[begin Collected data]

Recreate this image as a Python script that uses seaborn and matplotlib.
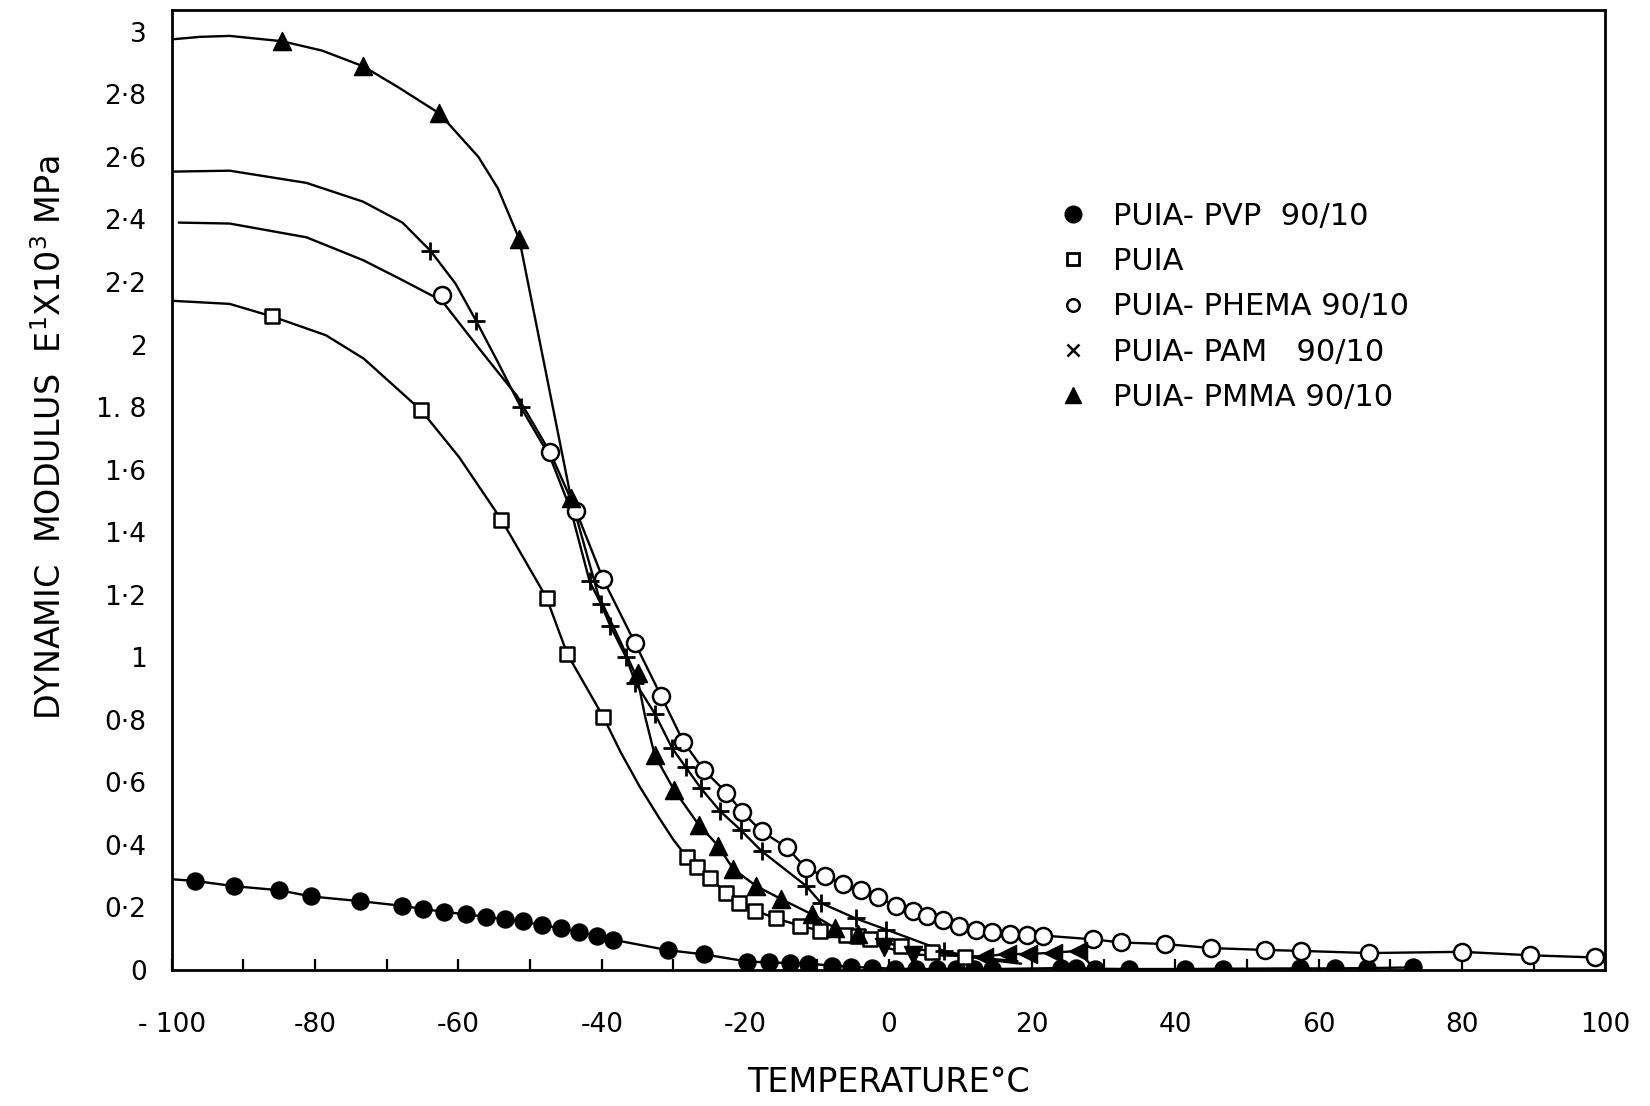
import matplotlib
matplotlib.use("Agg")
import matplotlib.pyplot as plt
import seaborn as sns
from matplotlib.lines import Line2D

# ---------------- data ----------------
x_ticks = [-100, -80, -60, -40, -20, 0, 20, 40, 60, 80, 100]
x_tick_labels = ["- 100", "-80", "-60", "-40", "-20", "0", "20", "40", "60", "80", "100"]
y_ticks = [0, 0.2, 0.4, 0.6, 0.8, 1.0, 1.2, 1.4, 1.6, 1.8, 2.0, 2.2, 2.4, 2.6, 2.8, 3.0]
y_tick_labels = ["0", "0·2", "0·4", "0·6", "0·8", "1", "1·2", "1·4", "1·6", "1. 8",
                 "2", "2·2", "2·4", "2·6", "2·8", "3"]

series_names = ["PUIA- PVP  90/10", "PUIA", "PUIA- PHEMA 90/10",
                "PUIA- PAM   90/10", "PUIA- PMMA 90/10"]

# PUIA-PVP 90/10 (filled circles)
pvp_t = [-96.8, -91.3, -85.0, -80.5, -73.7, -67.8, -64.9, -62.0, -59.0, -56.1, -53.5,
         -51.0, -48.3, -45.7, -43.2, -40.7, -38.5, -30.7, -25.8, -19.7, -16.7, -13.8,
         -11.2, -7.9, -5.3, -2.3, 0.9, 3.8, 6.8, 9.4, 11.9, 14.5, 24.1, 26.1, 28.8,
         33.5, 41.3, 46.7, 57.4, 62.3, 66.7, 73.1]
pvp_e = [0.285, 0.268, 0.255, 0.235, 0.220, 0.205, 0.195, 0.186, 0.178, 0.170, 0.162,
         0.155, 0.143, 0.133, 0.121, 0.110, 0.097, 0.063, 0.050, 0.027, 0.024, 0.022,
         0.020, 0.014, 0.010, 0.007, 0.004, 0.003, 0.003, 0.003, 0.003, 0.003, 0.006,
         0.005, 0.004, 0.003, 0.003, 0.004, 0.005, 0.005, 0.006, 0.008]
pvp_curve_t = [-100] + pvp_t
pvp_curve_e = [0.29] + pvp_e

# PUIA (open squares)
puia_t = [-86.0, -65.2, -54.0, -47.7, -44.8, -39.8, -28.1, -26.7, -24.9, -22.6, -20.9,
          -18.6, -15.7, -12.4, -9.5, -6.0, -4.3, -2.6, 1.7, 6.1, 10.6]
puia_e = [2.09, 1.79, 1.44, 1.19, 1.01, 0.81, 0.36, 0.33, 0.295, 0.245, 0.215,
          0.19, 0.165, 0.142, 0.125, 0.113, 0.11, 0.098, 0.076, 0.059, 0.043]
puia_curve_t = [-100, -91.9, -86.0, -78.5, -73.2, -65.2, -59.9, -54.0, -47.7,
                -44.8, -39.8, -37.4, -34.75, -32.1, -30.0, -28.1, -26.7, -24.9, -22.6,
                -20.9, -18.6, -15.7, -12.4, -9.5, -6.0, -4.3, -2.6, 1.7, 6.1, 10.6, 18.0]
puia_curve_e = [2.14, 2.13, 2.09, 2.03, 1.955, 1.79, 1.64, 1.44, 1.19,
                1.01, 0.81, 0.698, 0.588, 0.49, 0.416, 0.36, 0.33, 0.295, 0.245,
                0.215, 0.19, 0.165, 0.142, 0.125, 0.113, 0.11, 0.098, 0.076, 0.059,
                0.043, 0.028]

# PUIA-PHEMA 90/10 (open circles)
phema_t = [-62.3, -47.2, -43.6, -39.8, -35.4, -31.7, -28.6, -25.8, -22.6, -20.4, -17.7,
           -14.2, -11.5, -8.9, -6.4, -3.9, -1.4, 1.0, 3.4, 5.3, 7.6, 9.8, 12.2, 14.5,
           16.9, 19.3, 21.6, 28.5, 32.4, 38.5, 45.0, 52.5, 57.5, 67.0, 80.0, 89.5, 98.5]
phema_e = [2.16, 1.655, 1.469, 1.249, 1.047, 0.875, 0.729, 0.640, 0.567, 0.505, 0.443,
           0.392, 0.325, 0.300, 0.275, 0.255, 0.233, 0.203, 0.190, 0.171, 0.159, 0.141,
           0.129, 0.122, 0.116, 0.112, 0.110, 0.098, 0.088, 0.083, 0.070, 0.064, 0.061,
           0.054, 0.058, 0.047, 0.040]
phema_curve_t = ([-99.0, -91.9, -81.2, -73.3, -67.8, -62.3, -57.2, -51.8]
                 + phema_t[1:] + [100])
phema_curve_e = ([2.39, 2.387, 2.343, 2.27, 2.206, 2.14, 1.99, 1.835]
                 + phema_e[1:] + [0.039])

# PUIA-PAM 90/10 (crosses)
pam_t = [-63.9, -57.5, -51.3, -41.7, -40.1, -38.8, -36.6, -35.3, -32.6, -30.2, -28.3,
         -26.2, -23.5, -20.6, -17.7, -11.5, -9.4, -4.6, -0.3, 7.7]
pam_e = [2.30, 2.075, 1.80, 1.243, 1.17, 1.10, 1.00, 0.918, 0.82, 0.71, 0.649,
         0.582, 0.508, 0.447, 0.380, 0.269, 0.214, 0.165, 0.129, 0.061]
pam_curve_t = ([-100, -91.9, -81.2, -73.3, -67.8, -63.9, -60.4, -57.5, -54.5, -51.3,
                -47.2, -44.3] + pam_t[3:] + [13.0, 18.5])
pam_curve_e = ([2.553, 2.556, 2.517, 2.457, 2.39, 2.30, 2.195, 2.075, 1.944, 1.80,
                1.64, 1.47] + pam_e[3:] + [0.035, 0.02])

# PUIA-PMMA 90/10 (filled triangles)
pmma_t = [-84.6, -73.3, -62.7, -51.5, -44.3, -35.0, -32.6, -29.9, -26.5, -23.8, -21.7,
          -18.5, -15.0, -10.7, -7.5, -4.3, -0.6, 3.4, 13.3, 16.5, 19.4, 22.9, 26.4]
pmma_e = [2.97, 2.89, 2.74, 2.337, 1.51, 0.949, 0.686, 0.575, 0.465, 0.398, 0.324,
          0.269, 0.227, 0.178, 0.135, 0.116, 0.073, 0.049, 0.043, 0.051, 0.051, 0.055, 0.061]
pmma_curve_t = ([-100, -96.0, -91.9, -84.6, -79.0, -73.3, -68.4, -62.7, -57.2, -54.5,
                 -51.5, -44.3, -40.5, -37.4, -35.0, -33.95] + pmma_t[6:] + [28.5])
pmma_curve_e = ([2.976, 2.984, 2.987, 2.97, 2.94, 2.89, 2.823, 2.74, 2.60, 2.50,
                 2.337, 1.51, 1.20, 1.05, 0.93, 0.81] + pmma_e[6:] + [0.01])

# ---------------- figure ----------------
sns.set_theme(style="white")
plt.rcParams['font.family'] = ['DejaVu Sans']
plt.rcParams['mathtext.fontset'] = 'dejavusans'

fig = plt.figure(figsize=(16.5, 11.06), dpi=100)
ax = fig.add_axes([0.104, 0.123, 0.869, 0.868])


def curve(t, e):
    sns.lineplot(x=t, y=e, sort=False, estimator=None, color="black",
                 linewidth=1.7, ax=ax, zorder=2)


for t, e in [(pvp_curve_t, pvp_curve_e), (puia_curve_t, puia_curve_e),
             (phema_curve_t, phema_curve_e), (pam_curve_t, pam_curve_e),
             (pmma_curve_t, pmma_curve_e)]:
    curve(t, e)

sns.scatterplot(x=pvp_t, y=pvp_e, marker="o", s=150, color="black",
                edgecolor="black", linewidth=1, ax=ax, zorder=4)
sns.scatterplot(x=puia_t, y=puia_e, marker="s", s=95, facecolor="white",
                edgecolor="black", linewidth=1.8, ax=ax, zorder=4)
sns.scatterplot(x=phema_t, y=phema_e, marker="o", s=150, facecolor="white",
                edgecolor="black", linewidth=1.8, ax=ax, zorder=4)
sns.scatterplot(x=pam_t, y=pam_e, marker="+", s=170, color="black",
                linewidth=2.0, ax=ax, zorder=4)

# triangles: orientation follows the hand-drawn reference
up = [(t, e) for t, e in zip(pmma_t, pmma_e) if t < -2]
down = [(t, e) for t, e in zip(pmma_t, pmma_e) if -2 <= t < 10]
left = [(t, e) for t, e in zip(pmma_t, pmma_e) if t >= 10]
for pts, mk in [(up, "^"), (down, "v"), (left, "<")]:
    sns.scatterplot(x=[p[0] for p in pts], y=[p[1] for p in pts], marker=mk, s=170,
                    color="black", edgecolor="black", linewidth=1, ax=ax, zorder=5)

ax.set_xlim(-100, 100)
ax.set_ylim(0, 3.07)
ax.set_xticks(x_ticks)
ax.set_xticklabels(x_tick_labels)
ax.set_xticks(list(range(-90, 100, 20)), minor=True)
ax.set_yticks(y_ticks)
ax.set_yticklabels(y_tick_labels)
ax.tick_params(axis="x", which="both", direction="in", length=8, width=1.6,
               pad=30, labelsize=19, colors="black", top=False, bottom=True)
ax.tick_params(axis="y", which="both", length=0, pad=18, labelsize=19, colors="black")
for sp in ax.spines.values():
    sp.set_visible(True)
    sp.set_color("black")
    sp.set_linewidth(2)

ax.set_xlabel("TEMPERATURE°C", fontsize=24, color="black")
ax.xaxis.set_label_coords(0.5, -0.1)
ax.set_ylabel(r"DYNAMIC  MODULUS  E$^{1}$X10$^{3}$ MPa", fontsize=24, color="black")
ax.yaxis.set_label_coords(-0.072, 0.555)

handles = [
    Line2D([], [], marker="o", ls="none", color="black", markersize=12),
    Line2D([], [], marker="s", ls="none", mfc="white", mec="black", mew=2, markersize=8),
    Line2D([], [], marker="o", ls="none", mfc="white", mec="black", mew=1.8, markersize=9),
    Line2D([], [], marker="x", ls="none", color="black", mew=1.8, markersize=8),
    Line2D([], [], marker="^", ls="none", color="black", markersize=12),
]
leg = ax.legend(handles, series_names, loc="upper left", bbox_to_anchor=(0.616, 0.80),
                frameon=False, fontsize=22, handletextpad=0.69, labelspacing=0.53,
                handlelength=1.2, borderpad=0, borderaxespad=0)
for txt in leg.get_texts():
    txt.set_color("black")

ax.grid(False)
fig.savefig("out.png", dpi=100, facecolor="white")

[end Collected data]

Task details:
Pictures are excluded: retype only the lines from the beginning of the listing above through the line with "pvp_curve_e = [0.29] + pvp_e", both included.

Output for this task:
Recreate this image as a Python script that uses seaborn and matplotlib.
import matplotlib
matplotlib.use("Agg")
import matplotlib.pyplot as plt
import seaborn as sns
from matplotlib.lines import Line2D

# ---------------- data ----------------
x_ticks = [-100, -80, -60, -40, -20, 0, 20, 40, 60, 80, 100]
x_tick_labels = ["- 100", "-80", "-60", "-40", "-20", "0", "20", "40", "60", "80", "100"]
y_ticks = [0, 0.2, 0.4, 0.6, 0.8, 1.0, 1.2, 1.4, 1.6, 1.8, 2.0, 2.2, 2.4, 2.6, 2.8, 3.0]
y_tick_labels = ["0", "0·2", "0·4", "0·6", "0·8", "1", "1·2", "1·4", "1·6", "1. 8",
                 "2", "2·2", "2·4", "2·6", "2·8", "3"]

series_names = ["PUIA- PVP  90/10", "PUIA", "PUIA- PHEMA 90/10",
                "PUIA- PAM   90/10", "PUIA- PMMA 90/10"]

# PUIA-PVP 90/10 (filled circles)
pvp_t = [-96.8, -91.3, -85.0, -80.5, -73.7, -67.8, -64.9, -62.0, -59.0, -56.1, -53.5,
         -51.0, -48.3, -45.7, -43.2, -40.7, -38.5, -30.7, -25.8, -19.7, -16.7, -13.8,
         -11.2, -7.9, -5.3, -2.3, 0.9, 3.8, 6.8, 9.4, 11.9, 14.5, 24.1, 26.1, 28.8,
         33.5, 41.3, 46.7, 57.4, 62.3, 66.7, 73.1]
pvp_e = [0.285, 0.268, 0.255, 0.235, 0.220, 0.205, 0.195, 0.186, 0.178, 0.170, 0.162,
         0.155, 0.143, 0.133, 0.121, 0.110, 0.097, 0.063, 0.050, 0.027, 0.024, 0.022,
         0.020, 0.014, 0.010, 0.007, 0.004, 0.003, 0.003, 0.003, 0.003, 0.003, 0.006,
         0.005, 0.004, 0.003, 0.003, 0.004, 0.005, 0.005, 0.006, 0.008]
pvp_curve_t = [-100] + pvp_t
pvp_curve_e = [0.29] + pvp_e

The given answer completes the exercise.